3) Vesting / additional steps
Have a threshold above which rewards have vesting or additional steps needed to claim. These steps should then incentivise whales to take actions that can further help the protocol grow. For example:A user gets 20% unlocked after the first transaction, another 20% after 100k in trading volume and so on. Such a design encourages people to try out different areas of the product and helps to encourage sticky usage.

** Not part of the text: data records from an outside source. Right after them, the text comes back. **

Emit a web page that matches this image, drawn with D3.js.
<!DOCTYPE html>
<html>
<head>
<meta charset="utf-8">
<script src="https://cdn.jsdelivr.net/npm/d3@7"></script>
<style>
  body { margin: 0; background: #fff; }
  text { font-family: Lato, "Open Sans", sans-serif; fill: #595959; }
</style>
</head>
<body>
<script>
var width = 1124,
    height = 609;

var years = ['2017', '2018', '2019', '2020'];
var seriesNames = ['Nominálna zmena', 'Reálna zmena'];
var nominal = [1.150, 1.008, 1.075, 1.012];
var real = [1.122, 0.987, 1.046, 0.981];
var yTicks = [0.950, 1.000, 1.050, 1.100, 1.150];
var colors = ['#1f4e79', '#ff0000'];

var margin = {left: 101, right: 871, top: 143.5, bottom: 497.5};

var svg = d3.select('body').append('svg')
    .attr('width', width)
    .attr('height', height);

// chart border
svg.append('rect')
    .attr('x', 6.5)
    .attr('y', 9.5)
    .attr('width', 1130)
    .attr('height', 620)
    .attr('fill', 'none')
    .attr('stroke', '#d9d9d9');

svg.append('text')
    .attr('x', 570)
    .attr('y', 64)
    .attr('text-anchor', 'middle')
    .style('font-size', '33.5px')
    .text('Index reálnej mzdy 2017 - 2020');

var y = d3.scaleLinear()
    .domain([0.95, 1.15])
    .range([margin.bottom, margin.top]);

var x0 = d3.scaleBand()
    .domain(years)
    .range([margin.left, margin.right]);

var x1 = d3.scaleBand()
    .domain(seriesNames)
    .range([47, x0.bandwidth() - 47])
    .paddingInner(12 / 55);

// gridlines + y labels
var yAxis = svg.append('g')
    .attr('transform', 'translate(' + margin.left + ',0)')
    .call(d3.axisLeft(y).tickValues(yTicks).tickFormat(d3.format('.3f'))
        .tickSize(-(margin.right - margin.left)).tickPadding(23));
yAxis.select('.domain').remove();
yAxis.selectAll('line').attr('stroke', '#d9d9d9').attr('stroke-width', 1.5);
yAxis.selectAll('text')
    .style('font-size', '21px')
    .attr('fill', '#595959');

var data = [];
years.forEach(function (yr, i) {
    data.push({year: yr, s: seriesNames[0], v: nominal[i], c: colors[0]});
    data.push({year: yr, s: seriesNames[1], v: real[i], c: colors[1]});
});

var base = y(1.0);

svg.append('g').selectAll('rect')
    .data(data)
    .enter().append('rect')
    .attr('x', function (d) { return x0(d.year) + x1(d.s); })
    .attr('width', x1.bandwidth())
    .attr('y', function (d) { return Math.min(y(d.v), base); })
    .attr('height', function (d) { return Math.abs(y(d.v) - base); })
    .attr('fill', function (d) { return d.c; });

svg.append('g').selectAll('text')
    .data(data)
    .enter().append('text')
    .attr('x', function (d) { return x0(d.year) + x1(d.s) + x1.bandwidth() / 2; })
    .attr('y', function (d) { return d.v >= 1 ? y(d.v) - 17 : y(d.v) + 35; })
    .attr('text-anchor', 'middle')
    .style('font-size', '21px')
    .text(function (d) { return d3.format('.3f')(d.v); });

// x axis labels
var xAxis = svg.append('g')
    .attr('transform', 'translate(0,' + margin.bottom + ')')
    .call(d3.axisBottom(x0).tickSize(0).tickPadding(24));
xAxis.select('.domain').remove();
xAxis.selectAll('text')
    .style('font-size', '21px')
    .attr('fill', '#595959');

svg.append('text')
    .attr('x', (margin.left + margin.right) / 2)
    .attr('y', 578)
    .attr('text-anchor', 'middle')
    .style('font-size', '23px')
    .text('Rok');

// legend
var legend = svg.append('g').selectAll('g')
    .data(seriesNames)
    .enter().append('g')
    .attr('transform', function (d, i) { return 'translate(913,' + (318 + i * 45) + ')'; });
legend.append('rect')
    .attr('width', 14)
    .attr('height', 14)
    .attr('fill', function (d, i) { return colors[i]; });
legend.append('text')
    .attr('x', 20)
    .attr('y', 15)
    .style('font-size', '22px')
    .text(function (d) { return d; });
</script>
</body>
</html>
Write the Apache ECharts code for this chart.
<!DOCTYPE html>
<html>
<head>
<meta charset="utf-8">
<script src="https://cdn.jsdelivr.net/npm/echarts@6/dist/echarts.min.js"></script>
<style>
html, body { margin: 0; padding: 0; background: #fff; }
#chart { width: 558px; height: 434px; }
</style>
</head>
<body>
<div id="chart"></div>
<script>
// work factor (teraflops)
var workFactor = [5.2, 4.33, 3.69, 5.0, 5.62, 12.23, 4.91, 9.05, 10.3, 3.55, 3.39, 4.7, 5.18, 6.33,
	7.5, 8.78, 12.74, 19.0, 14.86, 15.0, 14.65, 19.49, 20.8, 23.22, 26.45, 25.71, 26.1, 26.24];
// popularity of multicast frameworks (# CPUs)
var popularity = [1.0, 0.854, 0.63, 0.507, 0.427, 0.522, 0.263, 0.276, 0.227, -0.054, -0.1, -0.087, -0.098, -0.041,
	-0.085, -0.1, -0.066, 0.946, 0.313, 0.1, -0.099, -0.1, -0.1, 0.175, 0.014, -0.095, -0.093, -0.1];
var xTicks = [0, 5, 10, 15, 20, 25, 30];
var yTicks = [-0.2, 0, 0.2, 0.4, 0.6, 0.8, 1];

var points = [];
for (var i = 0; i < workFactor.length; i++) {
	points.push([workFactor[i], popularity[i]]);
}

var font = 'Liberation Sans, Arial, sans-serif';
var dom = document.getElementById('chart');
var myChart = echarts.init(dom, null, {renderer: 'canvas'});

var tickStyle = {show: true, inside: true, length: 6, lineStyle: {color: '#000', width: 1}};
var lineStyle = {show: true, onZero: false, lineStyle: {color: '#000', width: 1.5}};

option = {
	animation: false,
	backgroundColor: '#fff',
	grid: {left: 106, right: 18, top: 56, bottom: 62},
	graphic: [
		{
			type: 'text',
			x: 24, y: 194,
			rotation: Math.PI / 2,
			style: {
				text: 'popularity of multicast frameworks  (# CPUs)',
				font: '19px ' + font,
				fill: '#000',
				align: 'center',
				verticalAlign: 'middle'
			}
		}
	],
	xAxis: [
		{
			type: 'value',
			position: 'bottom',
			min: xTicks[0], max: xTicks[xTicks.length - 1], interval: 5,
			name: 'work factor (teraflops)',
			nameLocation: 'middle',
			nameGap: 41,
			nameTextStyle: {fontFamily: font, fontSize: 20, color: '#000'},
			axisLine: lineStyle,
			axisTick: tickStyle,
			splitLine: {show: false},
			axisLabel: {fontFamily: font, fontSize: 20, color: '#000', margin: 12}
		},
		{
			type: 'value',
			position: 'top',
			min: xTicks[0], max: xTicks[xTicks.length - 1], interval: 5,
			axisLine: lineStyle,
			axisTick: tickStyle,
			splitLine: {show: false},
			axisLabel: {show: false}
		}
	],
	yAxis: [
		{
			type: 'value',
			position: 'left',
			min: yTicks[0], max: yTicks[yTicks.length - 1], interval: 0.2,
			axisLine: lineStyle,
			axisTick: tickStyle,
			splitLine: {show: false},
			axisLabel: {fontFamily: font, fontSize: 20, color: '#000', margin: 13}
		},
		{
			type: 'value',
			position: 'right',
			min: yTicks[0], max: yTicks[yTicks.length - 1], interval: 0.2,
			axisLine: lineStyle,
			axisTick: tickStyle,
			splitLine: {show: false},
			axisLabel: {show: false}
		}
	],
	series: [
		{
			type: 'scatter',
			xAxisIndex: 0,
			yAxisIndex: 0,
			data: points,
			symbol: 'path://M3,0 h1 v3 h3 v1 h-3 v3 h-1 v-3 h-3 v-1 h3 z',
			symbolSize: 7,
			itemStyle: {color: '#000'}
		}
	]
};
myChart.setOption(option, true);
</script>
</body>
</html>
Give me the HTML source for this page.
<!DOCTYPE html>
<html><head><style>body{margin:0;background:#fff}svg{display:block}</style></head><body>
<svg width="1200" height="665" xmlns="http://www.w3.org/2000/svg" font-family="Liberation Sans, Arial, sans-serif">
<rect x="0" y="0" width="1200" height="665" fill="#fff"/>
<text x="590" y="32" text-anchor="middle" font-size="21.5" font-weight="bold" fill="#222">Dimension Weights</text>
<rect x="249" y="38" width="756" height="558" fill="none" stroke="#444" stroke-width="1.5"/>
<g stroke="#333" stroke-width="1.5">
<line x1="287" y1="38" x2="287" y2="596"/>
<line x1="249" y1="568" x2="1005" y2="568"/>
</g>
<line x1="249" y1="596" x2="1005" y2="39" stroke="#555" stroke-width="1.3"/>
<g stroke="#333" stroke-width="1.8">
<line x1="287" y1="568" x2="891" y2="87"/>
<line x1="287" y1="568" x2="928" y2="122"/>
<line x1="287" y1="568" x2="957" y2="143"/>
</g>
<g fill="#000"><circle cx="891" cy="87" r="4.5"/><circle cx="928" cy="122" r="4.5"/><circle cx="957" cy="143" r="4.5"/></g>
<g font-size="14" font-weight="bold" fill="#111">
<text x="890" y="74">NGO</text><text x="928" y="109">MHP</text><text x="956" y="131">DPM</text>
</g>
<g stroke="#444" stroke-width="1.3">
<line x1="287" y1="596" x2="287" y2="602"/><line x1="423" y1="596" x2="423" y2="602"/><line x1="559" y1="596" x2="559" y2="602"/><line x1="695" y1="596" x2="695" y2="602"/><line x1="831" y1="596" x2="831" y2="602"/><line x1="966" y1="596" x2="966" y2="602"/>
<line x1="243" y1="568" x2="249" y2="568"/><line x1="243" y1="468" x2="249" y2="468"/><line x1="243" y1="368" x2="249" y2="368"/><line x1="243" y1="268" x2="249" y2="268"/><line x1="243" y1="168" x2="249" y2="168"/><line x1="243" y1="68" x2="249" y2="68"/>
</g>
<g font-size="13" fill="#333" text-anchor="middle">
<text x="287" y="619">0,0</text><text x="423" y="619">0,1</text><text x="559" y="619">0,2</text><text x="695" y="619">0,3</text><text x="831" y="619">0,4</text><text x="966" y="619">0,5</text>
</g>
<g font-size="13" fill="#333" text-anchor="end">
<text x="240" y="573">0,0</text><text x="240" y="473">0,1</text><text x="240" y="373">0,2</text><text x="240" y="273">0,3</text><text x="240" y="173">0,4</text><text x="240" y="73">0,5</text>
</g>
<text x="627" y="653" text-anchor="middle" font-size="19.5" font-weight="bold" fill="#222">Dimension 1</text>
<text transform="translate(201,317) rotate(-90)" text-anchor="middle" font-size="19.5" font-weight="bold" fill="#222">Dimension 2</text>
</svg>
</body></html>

KPI based vesting. - Could be per-user and total KPIs - For instance, total trading volume on the platform
Time-based vesting - Say a 1 or 2 year vesting period instead of straight unlocked tokens. - The actions should lead to outcomes that add value, which can’t be controlled in time-based vesting. - However, you could incorporate accelerated vesting if you participate in governance or perform other actions for example.
4) Options airdrop
If not mistaken, Tapioca are the first protocol to run an options airdrop - so what is this? Tapioca will distribute American-style call options via its oTAP token instead of distributing free $TAP tokens en masse.
Call options give a user the option, but not the obligation to purchase $TAP at a discount from the Tapioca DAO. As discussed in our previous article, airdrops suffer from issues of attracting mercenary capital, does not necessarily expand userbases or create retention and are subject to sybil attacks. None of these attract long-term, loyal users to the protocol.
An options airdrop helps mitigate misaligned incentives as
mercenary capital can still profit from airdrops as their OTC buys are discounted.
Funds received by the DAO will go towards POL making it more attractive for those who wish to trade the token.
Disincentivises sybil attackers from "gaming" the Tapioca call option airdrop because the tokens are not free.
Still rewards loyalty community members who are able to buy tokens at a discount improving retention.